SHORT TASK: Write out the entire listing below exactly as it appears, minus any pictures.

DATA PROVIDED:

============

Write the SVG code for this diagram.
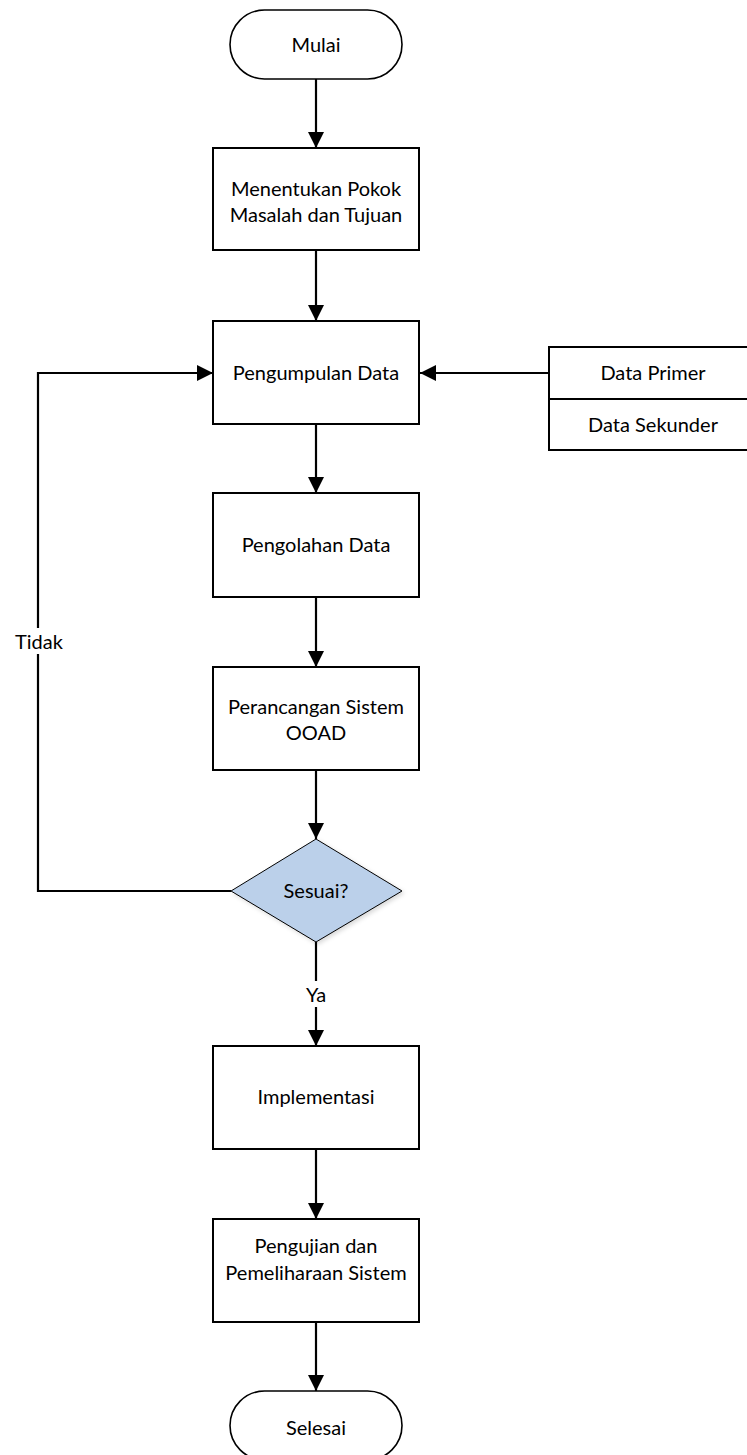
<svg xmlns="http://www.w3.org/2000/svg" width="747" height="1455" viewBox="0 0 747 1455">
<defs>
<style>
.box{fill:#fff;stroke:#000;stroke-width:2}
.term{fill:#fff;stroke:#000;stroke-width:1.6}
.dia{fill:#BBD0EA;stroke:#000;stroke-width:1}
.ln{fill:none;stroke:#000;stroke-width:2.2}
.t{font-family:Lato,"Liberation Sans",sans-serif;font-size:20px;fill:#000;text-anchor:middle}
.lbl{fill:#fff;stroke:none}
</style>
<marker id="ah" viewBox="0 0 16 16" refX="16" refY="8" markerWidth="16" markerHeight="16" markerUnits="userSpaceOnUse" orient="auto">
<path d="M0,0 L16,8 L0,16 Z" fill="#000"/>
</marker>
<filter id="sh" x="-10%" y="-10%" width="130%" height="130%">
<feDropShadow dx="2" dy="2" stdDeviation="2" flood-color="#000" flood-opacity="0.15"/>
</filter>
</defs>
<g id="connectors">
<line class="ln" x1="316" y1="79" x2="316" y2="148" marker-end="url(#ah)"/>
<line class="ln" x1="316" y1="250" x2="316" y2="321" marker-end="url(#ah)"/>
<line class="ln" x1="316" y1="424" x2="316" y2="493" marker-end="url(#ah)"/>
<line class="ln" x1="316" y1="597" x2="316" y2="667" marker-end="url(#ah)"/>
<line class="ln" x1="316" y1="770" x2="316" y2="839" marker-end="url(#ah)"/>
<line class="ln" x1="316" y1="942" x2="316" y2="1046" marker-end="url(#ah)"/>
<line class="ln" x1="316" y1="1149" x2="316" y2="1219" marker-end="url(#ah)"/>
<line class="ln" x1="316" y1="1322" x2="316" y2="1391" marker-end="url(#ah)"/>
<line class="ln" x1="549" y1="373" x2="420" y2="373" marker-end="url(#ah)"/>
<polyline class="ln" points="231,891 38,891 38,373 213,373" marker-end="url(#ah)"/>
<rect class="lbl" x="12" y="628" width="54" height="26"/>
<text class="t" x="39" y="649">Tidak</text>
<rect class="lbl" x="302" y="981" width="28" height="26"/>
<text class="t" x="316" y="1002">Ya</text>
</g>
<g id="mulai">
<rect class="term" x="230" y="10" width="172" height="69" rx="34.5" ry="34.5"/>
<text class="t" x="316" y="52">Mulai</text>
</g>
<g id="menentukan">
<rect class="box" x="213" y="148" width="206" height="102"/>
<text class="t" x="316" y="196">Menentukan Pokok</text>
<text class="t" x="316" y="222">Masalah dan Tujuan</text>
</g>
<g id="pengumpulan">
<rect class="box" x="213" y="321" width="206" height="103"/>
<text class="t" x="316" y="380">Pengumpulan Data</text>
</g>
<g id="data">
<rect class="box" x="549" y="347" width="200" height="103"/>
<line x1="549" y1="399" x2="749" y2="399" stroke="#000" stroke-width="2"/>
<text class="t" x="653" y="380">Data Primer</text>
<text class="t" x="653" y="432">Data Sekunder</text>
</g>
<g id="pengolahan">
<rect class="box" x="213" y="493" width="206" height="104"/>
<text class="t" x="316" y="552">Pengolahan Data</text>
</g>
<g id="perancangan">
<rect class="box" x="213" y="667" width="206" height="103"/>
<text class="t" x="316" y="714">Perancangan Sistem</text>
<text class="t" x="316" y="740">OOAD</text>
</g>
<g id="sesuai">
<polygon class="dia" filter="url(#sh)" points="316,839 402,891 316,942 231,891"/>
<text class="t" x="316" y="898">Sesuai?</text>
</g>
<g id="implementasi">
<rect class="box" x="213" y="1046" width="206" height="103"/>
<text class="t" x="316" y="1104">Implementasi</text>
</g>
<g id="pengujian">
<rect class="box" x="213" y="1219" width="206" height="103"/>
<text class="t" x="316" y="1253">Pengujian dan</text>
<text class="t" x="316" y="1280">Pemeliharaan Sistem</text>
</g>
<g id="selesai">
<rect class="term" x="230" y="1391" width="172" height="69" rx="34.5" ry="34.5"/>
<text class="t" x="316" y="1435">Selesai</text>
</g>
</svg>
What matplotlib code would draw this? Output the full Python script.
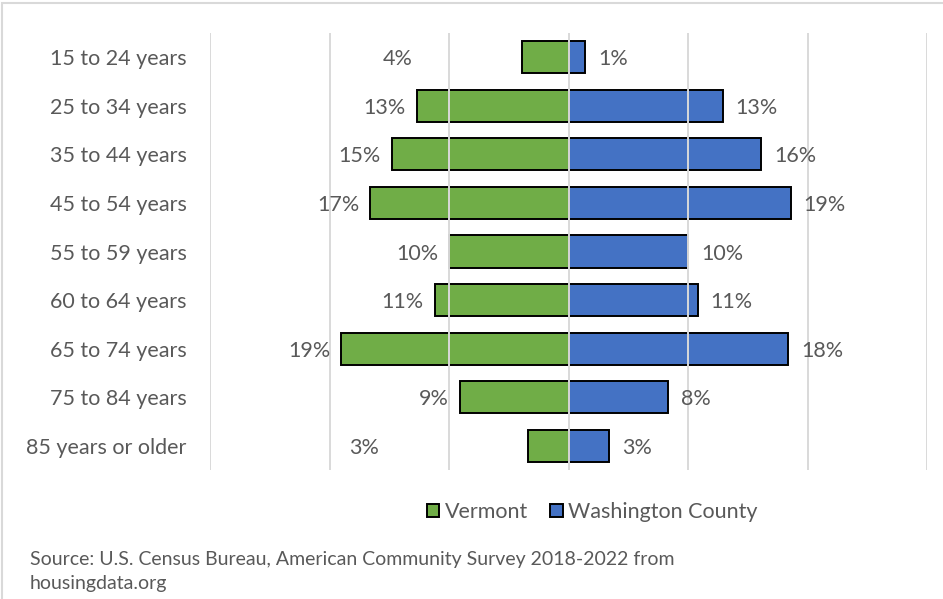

============

WRITTEN ANSWER:
Write the SVG code for this diagram.
<svg xmlns="http://www.w3.org/2000/svg" width="747" height="1455" viewBox="0 0 747 1455">
<defs>
<style>
.box{fill:#fff;stroke:#000;stroke-width:2}
.term{fill:#fff;stroke:#000;stroke-width:1.6}
.dia{fill:#BBD0EA;stroke:#000;stroke-width:1}
.ln{fill:none;stroke:#000;stroke-width:2.2}
.t{font-family:Lato,"Liberation Sans",sans-serif;font-size:20px;fill:#000;text-anchor:middle}
.lbl{fill:#fff;stroke:none}
</style>
<marker id="ah" viewBox="0 0 16 16" refX="16" refY="8" markerWidth="16" markerHeight="16" markerUnits="userSpaceOnUse" orient="auto">
<path d="M0,0 L16,8 L0,16 Z" fill="#000"/>
</marker>
<filter id="sh" x="-10%" y="-10%" width="130%" height="130%">
<feDropShadow dx="2" dy="2" stdDeviation="2" flood-color="#000" flood-opacity="0.15"/>
</filter>
</defs>
<g id="connectors">
<line class="ln" x1="316" y1="79" x2="316" y2="148" marker-end="url(#ah)"/>
<line class="ln" x1="316" y1="250" x2="316" y2="321" marker-end="url(#ah)"/>
<line class="ln" x1="316" y1="424" x2="316" y2="493" marker-end="url(#ah)"/>
<line class="ln" x1="316" y1="597" x2="316" y2="667" marker-end="url(#ah)"/>
<line class="ln" x1="316" y1="770" x2="316" y2="839" marker-end="url(#ah)"/>
<line class="ln" x1="316" y1="942" x2="316" y2="1046" marker-end="url(#ah)"/>
<line class="ln" x1="316" y1="1149" x2="316" y2="1219" marker-end="url(#ah)"/>
<line class="ln" x1="316" y1="1322" x2="316" y2="1391" marker-end="url(#ah)"/>
<line class="ln" x1="549" y1="373" x2="420" y2="373" marker-end="url(#ah)"/>
<polyline class="ln" points="231,891 38,891 38,373 213,373" marker-end="url(#ah)"/>
<rect class="lbl" x="12" y="628" width="54" height="26"/>
<text class="t" x="39" y="649">Tidak</text>
<rect class="lbl" x="302" y="981" width="28" height="26"/>
<text class="t" x="316" y="1002">Ya</text>
</g>
<g id="mulai">
<rect class="term" x="230" y="10" width="172" height="69" rx="34.5" ry="34.5"/>
<text class="t" x="316" y="52">Mulai</text>
</g>
<g id="menentukan">
<rect class="box" x="213" y="148" width="206" height="102"/>
<text class="t" x="316" y="196">Menentukan Pokok</text>
<text class="t" x="316" y="222">Masalah dan Tujuan</text>
</g>
<g id="pengumpulan">
<rect class="box" x="213" y="321" width="206" height="103"/>
<text class="t" x="316" y="380">Pengumpulan Data</text>
</g>
<g id="data">
<rect class="box" x="549" y="347" width="200" height="103"/>
<line x1="549" y1="399" x2="749" y2="399" stroke="#000" stroke-width="2"/>
<text class="t" x="653" y="380">Data Primer</text>
<text class="t" x="653" y="432">Data Sekunder</text>
</g>
<g id="pengolahan">
<rect class="box" x="213" y="493" width="206" height="104"/>
<text class="t" x="316" y="552">Pengolahan Data</text>
</g>
<g id="perancangan">
<rect class="box" x="213" y="667" width="206" height="103"/>
<text class="t" x="316" y="714">Perancangan Sistem</text>
<text class="t" x="316" y="740">OOAD</text>
</g>
<g id="sesuai">
<polygon class="dia" filter="url(#sh)" points="316,839 402,891 316,942 231,891"/>
<text class="t" x="316" y="898">Sesuai?</text>
</g>
<g id="implementasi">
<rect class="box" x="213" y="1046" width="206" height="103"/>
<text class="t" x="316" y="1104">Implementasi</text>
</g>
<g id="pengujian">
<rect class="box" x="213" y="1219" width="206" height="103"/>
<text class="t" x="316" y="1253">Pengujian dan</text>
<text class="t" x="316" y="1280">Pemeliharaan Sistem</text>
</g>
<g id="selesai">
<rect class="term" x="230" y="1391" width="172" height="69" rx="34.5" ry="34.5"/>
<text class="t" x="316" y="1435">Selesai</text>
</g>
</svg>
What matplotlib code would draw this? Output the full Python script.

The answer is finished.